While the field started as a dual-use facility, it eventually moved toward service as a local soccer and football field, Straub said. High-rise apartment buildings now tower over the field and its low-lying buildings, giving it the feel of a bigger stadium.
“The open-air piece just isn’t done that much anymore, and certainly not in the north cusp of the tundra,” Straub said. “It gives you a little bit of that, as Wrigley feels with the apartment seating that goes on outside the stadium there.”
Now the stadium and field are best known for hosting Forward Madison FC, which started as a fan-focused project in 2018, with fans picking the name and colors. The team has developed into a leading club in USL League 1, two tiers below MLS.

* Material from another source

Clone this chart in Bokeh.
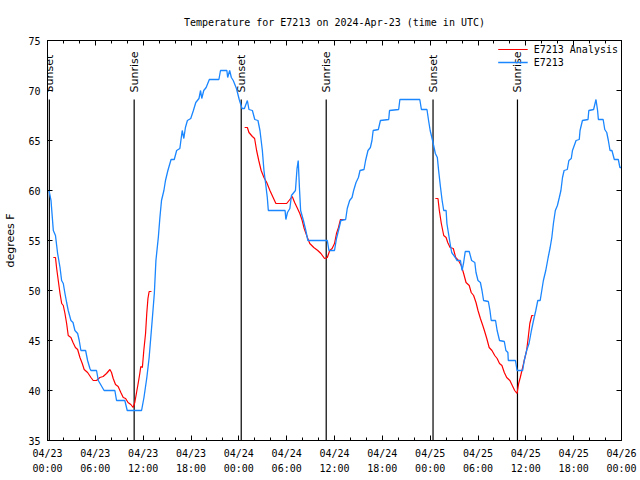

Rally Madison FC will debut in the 2026 season as an inaugural team of the USL W League, a national preprofessional women’s soccer league. Kyler Donovan, general manager for Forward Madison FC, said the club held focus groups to get a feel for what supporters wanted in a women’s team, as well as to gather ideas for the brand and its iconography.
“We’ve always wanted to bring women’s soccer to Breese Stevens Field. That’s something that's been missing. Madison has such a great community for it,” Donovan said.
With some of the Rally players coming from Milwaukee and Madison, including Kayla Budish, Delaney Cox and Abbey Stanton, Donovan says having a professional atmosphere and training environment provides a good experience for the athletes and their teammates.
Madison Forward will play its first game of the 2026 at home on Saturday, May 16, against Detroit City FC. As for the women, Rally FC will kick off its first season at home on May 15, playing against Chicago House AC in a friendly preseason match.